The recent attacks in the Red Sea have sent ripples through the global shipping and supply chain sectors. This blog post examines the multifaceted implications of these attacks, shedding light on the challenges and disruptions faced by the industry.
The first immediate impact is the surge in insurance costs for vessels operating in the Red Sea. This increase reflects the heightened risks and has financial implications for shipping companies. Furthermore, a significant shift in shipping routes is observed, with a majority of container ships opting for the longer Cape of Good Hope route instead of the Suez Canal. This change leads to increased transit times and higher freight rates.
These longer transit times have a domino effect on global supply chains. Companies are facing delays in receiving goods, affecting inventory management and production schedules. For example, the automotive industry, reliant on timely deliveries of parts, is particularly vulnerable, as seen in Tesla’s recent production halt.
The redirection of shipping routes is intensifying the existing issue of global port congestion. This congestion leads to further delays and inefficiencies in the supply chain. Additionally, the situation has led to a shortage of shipping containers and equipment, adding another layer of complexity to shipping operations.
The economic implications of these attacks are vast.
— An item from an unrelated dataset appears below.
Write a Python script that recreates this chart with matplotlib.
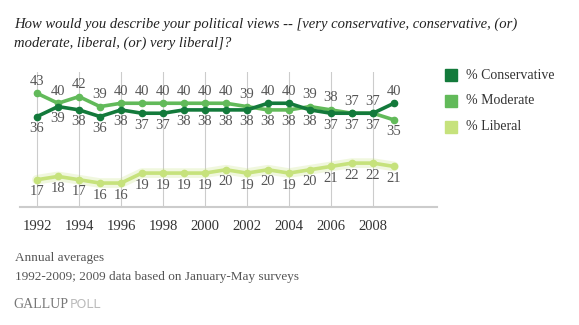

From increased operational costs to production delays, businesses across various sectors are feeling the pinch. The situation highlights the interconnected nature of global trade and the vulnerability of supply chains to geopolitical events.
As the situation in the Red Sea evolves, its impact on global shipping and supply chains continues to unfold. It underscores the need for agility and resilience in logistics and supply chain management. Companies must adapt to these challenges, seeking innovative solutions to navigate these turbulent waters.